Reactive Request Processing with Quarkus REST
Polaris implements the Iceberg REST API using Quarkus REST, leveraging the Quarkus Reactive Core and SmallRye Mutiny to process thousands of concurrent metadata requests asynchronously without blocking threads.
Here’s the actual realm context resolver from the Polaris codebase:
@ServerRequestFilter(preMatching = true)
public Uni<Response> resolveRealmContext(ContainerRequestContext rc) {
return realmContextResolver.resolveRealmContext(
rc.getUriInfo().getRequestUri().toString(),
rc.getMethod(),
rc.getUriInfo().getPath(),
rc.getHeaders()::getFirst)
.invoke(realmContext -> realmContextHolder.set(realmContext))
.invoke(realmContext -> ContextLocals.put(REALM_CONTEXT_KEY, realmContext));
}
With just a few lines of reactive code, Polaris achieves multi-tenant request routing that would typically require significantly more boilerplate in traditional frameworks.

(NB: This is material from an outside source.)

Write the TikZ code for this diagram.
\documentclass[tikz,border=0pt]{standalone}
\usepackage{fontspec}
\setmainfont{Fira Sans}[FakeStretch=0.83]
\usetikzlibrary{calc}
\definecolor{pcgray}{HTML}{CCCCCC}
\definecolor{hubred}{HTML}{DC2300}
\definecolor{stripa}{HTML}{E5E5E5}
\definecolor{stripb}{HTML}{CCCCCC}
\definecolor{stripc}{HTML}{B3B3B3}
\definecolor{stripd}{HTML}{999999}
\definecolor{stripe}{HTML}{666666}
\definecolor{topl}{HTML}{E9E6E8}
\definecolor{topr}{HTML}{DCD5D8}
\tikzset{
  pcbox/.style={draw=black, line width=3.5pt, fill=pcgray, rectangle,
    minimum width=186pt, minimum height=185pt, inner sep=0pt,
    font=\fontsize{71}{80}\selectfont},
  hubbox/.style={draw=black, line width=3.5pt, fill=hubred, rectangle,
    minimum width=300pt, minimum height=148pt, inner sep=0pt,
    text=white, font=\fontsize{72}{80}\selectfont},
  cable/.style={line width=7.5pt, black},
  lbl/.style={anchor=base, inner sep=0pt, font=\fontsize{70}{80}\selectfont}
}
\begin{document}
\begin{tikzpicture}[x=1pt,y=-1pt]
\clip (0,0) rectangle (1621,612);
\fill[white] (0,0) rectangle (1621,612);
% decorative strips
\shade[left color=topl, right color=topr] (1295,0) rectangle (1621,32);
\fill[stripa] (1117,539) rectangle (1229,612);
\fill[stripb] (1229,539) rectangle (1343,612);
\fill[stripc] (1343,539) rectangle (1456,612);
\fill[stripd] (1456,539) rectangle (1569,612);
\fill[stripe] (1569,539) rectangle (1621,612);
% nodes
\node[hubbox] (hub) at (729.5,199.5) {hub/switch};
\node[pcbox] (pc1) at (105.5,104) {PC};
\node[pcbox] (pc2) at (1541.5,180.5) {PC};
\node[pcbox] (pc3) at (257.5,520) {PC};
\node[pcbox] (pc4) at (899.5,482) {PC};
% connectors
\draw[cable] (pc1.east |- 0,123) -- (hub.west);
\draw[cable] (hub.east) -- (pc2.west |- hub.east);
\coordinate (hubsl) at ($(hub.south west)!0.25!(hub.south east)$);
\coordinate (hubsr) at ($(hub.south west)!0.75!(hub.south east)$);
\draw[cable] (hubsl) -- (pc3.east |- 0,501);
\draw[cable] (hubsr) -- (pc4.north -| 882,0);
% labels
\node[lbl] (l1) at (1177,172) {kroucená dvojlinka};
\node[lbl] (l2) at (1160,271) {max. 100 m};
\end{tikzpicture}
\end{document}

Resilience with SmallRye Fault Tolerance
For critical operations such as persisting catalog events, Polaris uses Quarkus Fault Tolerance (which relies on SmallRye Fault Tolerance) to ensure reliability. Here is an example of how Polaris implements a resilient flush operation to the metadata store:
@Retry(maxRetries = 5, delay = 1000, jitter = 100)
@Fallback(fallbackMethod = "onFlushError")

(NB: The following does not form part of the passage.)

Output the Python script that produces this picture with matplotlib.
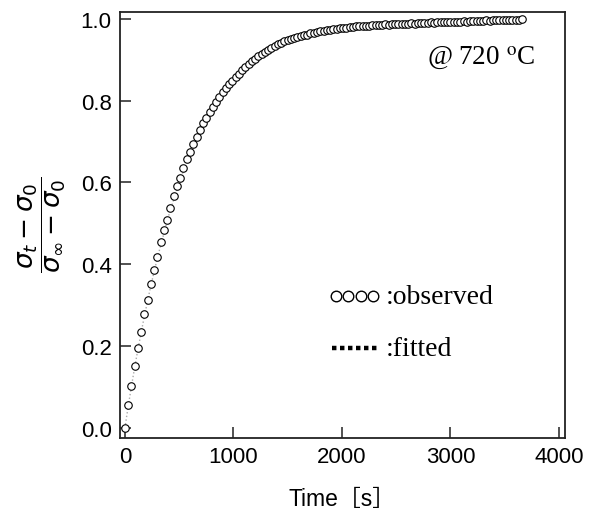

protected void flush(String realmId, List<PolarisEvent> events) {
var metaStoreManager =
metaStoreManagerFactory.getOrCreateMetaStoreManager(realmContext);
metaStoreManager.writeEvents(callContext, events);
}
This declarative approach to resilience means Polaris automatically retries failed writes to the metadata store, with configurable backoff and jitter to prevent thundering herd problems. Note that all the configured values can be overridden in the application configuration.
Using CDI beans as extension points: selecting the persistence layer
Polaris supports multiple persistence backends (PostgreSQL via the Quarkus JDBC PostgreSQL extension, MongoDB via the Quarkus MongoDB Client extension, and in-memory for testing) using Quarkus’s CDI qualifier mechanism:
@Produces
@ApplicationScoped
Backend backend(BackendConfiguration config, @Any Instance<BackendBuilder> builders) {
var backendName = config.backend()
.orElseThrow(() -> new IllegalStateException(
"Configuration polaris.persistence.nosql.backend is missing!")
);
var builder = builders.select(BackendType.Literal.of(backendName));
return builder.get().buildBackend();
}
This architecture allows operators to deploy Polaris with the persistence layer that matches their infrastructure requirements, simply by changing the polaris.persistence.nosql.backend configuration property.

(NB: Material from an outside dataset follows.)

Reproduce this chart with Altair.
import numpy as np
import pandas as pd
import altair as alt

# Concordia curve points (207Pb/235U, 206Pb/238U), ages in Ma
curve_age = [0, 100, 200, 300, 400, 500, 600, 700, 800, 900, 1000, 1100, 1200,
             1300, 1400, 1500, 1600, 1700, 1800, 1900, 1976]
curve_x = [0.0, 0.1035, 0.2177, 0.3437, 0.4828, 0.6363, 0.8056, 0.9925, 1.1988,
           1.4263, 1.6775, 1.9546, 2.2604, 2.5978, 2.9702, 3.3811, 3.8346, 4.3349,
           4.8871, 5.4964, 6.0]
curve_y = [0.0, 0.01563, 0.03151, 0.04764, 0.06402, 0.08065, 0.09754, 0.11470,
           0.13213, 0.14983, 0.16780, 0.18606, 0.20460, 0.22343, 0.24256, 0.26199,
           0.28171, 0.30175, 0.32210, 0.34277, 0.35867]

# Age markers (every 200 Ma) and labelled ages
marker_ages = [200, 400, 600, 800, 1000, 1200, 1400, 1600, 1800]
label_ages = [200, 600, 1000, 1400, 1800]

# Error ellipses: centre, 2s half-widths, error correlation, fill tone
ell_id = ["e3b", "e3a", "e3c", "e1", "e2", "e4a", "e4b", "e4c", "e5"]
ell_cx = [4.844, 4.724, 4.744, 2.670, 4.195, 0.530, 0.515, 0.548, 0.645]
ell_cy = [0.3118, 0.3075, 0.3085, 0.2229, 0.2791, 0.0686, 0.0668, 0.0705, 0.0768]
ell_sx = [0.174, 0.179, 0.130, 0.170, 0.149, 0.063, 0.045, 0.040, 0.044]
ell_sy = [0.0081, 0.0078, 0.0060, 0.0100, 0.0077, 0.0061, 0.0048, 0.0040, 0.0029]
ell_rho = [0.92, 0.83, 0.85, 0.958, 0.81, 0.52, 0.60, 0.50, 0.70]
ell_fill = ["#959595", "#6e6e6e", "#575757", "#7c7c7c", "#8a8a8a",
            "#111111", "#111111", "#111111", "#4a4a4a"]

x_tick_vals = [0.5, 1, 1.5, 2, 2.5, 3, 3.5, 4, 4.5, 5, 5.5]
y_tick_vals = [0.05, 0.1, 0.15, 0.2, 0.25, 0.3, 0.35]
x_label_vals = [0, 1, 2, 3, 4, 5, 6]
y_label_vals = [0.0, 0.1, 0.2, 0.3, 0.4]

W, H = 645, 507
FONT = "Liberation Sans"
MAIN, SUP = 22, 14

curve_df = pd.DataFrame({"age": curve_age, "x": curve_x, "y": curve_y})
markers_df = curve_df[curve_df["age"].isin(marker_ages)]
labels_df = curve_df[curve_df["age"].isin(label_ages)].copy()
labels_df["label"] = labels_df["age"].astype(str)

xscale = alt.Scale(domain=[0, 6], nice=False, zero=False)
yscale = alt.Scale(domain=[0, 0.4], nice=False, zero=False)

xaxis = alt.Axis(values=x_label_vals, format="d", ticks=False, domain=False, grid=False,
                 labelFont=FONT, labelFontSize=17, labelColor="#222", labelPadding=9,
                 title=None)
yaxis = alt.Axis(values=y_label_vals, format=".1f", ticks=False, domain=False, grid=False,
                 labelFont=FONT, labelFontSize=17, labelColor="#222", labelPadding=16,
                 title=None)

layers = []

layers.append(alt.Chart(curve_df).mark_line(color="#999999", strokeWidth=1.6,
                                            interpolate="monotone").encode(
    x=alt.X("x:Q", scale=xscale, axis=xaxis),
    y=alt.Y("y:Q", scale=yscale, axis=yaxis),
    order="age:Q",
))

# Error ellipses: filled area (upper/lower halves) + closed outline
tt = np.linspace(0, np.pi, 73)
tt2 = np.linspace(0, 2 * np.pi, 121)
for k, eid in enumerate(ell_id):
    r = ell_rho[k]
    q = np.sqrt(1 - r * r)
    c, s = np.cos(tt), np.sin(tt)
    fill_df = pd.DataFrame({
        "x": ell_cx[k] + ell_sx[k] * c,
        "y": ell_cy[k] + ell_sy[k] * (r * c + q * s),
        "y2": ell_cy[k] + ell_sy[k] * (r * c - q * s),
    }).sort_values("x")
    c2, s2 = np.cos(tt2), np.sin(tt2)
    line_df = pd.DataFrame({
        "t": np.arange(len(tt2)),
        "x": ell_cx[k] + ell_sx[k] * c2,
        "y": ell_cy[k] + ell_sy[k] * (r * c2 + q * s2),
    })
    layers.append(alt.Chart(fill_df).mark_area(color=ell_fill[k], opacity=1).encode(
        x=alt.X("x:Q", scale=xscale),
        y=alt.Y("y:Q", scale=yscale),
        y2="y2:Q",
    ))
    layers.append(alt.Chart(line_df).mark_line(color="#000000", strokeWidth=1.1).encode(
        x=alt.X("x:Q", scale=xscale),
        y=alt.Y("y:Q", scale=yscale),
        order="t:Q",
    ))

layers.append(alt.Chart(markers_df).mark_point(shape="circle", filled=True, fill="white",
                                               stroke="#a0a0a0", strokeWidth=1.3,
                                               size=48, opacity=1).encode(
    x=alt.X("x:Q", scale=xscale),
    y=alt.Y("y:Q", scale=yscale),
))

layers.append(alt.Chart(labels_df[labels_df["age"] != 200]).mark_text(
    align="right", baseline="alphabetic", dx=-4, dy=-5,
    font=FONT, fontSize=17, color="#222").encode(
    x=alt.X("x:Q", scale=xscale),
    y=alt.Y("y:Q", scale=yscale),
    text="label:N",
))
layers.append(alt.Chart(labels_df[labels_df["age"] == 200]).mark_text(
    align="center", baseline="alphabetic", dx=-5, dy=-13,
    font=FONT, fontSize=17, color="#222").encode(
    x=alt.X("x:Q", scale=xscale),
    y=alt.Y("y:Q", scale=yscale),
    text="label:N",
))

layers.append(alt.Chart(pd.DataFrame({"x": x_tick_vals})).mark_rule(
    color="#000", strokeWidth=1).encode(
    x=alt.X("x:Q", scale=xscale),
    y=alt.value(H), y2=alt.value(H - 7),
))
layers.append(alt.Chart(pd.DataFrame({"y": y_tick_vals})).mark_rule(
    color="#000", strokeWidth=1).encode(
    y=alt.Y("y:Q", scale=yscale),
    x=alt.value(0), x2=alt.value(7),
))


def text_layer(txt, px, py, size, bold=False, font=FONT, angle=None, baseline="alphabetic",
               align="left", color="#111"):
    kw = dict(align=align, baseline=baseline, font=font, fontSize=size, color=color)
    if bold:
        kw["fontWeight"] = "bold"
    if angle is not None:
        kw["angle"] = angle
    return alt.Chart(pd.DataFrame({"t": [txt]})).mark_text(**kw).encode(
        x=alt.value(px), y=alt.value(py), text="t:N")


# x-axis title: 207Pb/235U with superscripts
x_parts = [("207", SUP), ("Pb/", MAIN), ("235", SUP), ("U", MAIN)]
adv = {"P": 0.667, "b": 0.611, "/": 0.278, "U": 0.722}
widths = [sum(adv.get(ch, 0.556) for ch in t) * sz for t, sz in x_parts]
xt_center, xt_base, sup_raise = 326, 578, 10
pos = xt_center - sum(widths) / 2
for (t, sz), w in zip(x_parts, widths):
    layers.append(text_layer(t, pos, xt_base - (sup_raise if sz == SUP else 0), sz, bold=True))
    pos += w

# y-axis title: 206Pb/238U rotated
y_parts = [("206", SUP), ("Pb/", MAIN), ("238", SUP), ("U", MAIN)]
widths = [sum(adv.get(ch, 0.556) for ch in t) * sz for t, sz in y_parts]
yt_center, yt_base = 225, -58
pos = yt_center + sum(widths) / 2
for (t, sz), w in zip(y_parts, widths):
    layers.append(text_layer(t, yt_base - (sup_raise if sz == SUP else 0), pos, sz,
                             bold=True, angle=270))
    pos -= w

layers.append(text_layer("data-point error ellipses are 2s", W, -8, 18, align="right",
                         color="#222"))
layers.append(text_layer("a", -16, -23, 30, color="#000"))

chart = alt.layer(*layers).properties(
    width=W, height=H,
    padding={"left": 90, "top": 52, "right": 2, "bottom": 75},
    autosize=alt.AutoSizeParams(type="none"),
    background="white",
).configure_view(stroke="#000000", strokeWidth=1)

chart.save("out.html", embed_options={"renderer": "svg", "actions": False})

Comprehensive Observability
Polaris leverages Quarkus Micrometer with Prometheus registry and Quarkus OpenTelemetry for complete observability. The catalog automatically tracks:
-
HTTP metrics for all Iceberg REST API requests, tagged by realm, operation, and status code
-
Custom gauges and counters for catalog-specific metrics like table count, namespace count, and metadata operation latency
-
Distributed traces that follow requests across catalog operations, from initial metadata request through to storage access
The metrics endpoint is exposed on a separate management port (8182), isolated from the main API port (8181), following Kubernetes best practices:
quarkus.http.port=8181
quarkus.management.enabled=true
quarkus.management.port=8182
quarkus.micrometer.enabled=true
quarkus.micrometer.export.prometheus.enabled=true
Collaboration between Quarkus and Polaris Communities
The adoption of Quarkus has created a productive feedback loop between the two communities. Engineers from both projects have worked closely together to ensure Quarkus is used effectively within Polaris, reporting bugs and identifying possible enhancements along the way. This hands-on collaboration benefits both sides: Polaris gets a solid, well-understood foundation, while Quarkus gains real-world feedback from a demanding, high-throughput Apache TLP deployment, driving stability and performance improvements that benefit the entire Quarkus ecosystem.
Looking Ahead
The successful graduation of Apache Polaris as a Top-Level Project, combined with the power and efficiency gained from its foundation on Quarkus, is merely the launchpad for a significant, forward-looking technical agenda. Polaris is positioned not just for growth, but to actively shape the future of cloud-native data lakehouse architectures.
The community is already aligning its development with the cutting edge of the Quarkus roadmap, including the forthcoming Quarkus 4 major release. This alignment guarantees that Polaris will continually benefit from performance gains, new cloud-native APIs, and the most advanced capabilities for its reactive core.
Our vision extends to embracing new networking and security standards to meet the demands of the most critical deployments:
-
Next-Generation Networking: We are exploring the adoption of HTTP/3, leveraging its multiplexing and reduced head-of-line blocking to further minimize latency and boost the throughput of metadata requests, which is crucial for query engines managing thousands of concurrent operations.
-
Future-Proof Security: Looking beyond today’s standards, the project is investigating quantum-safe TLS and encryption. By integrating modern cryptographic practices, Polaris aims to provide a catalog that is secure not just for the present, but against the computational challenges of the future.
This commitment to continuous innovation, driven by an active community, ensures that Apache Polaris is ready to become the industry standard for high-performance, secure, and multi-engine Iceberg catalog interoperability. We welcome contributors, users, and organizations to join us in defining this next era of the data ecosystem.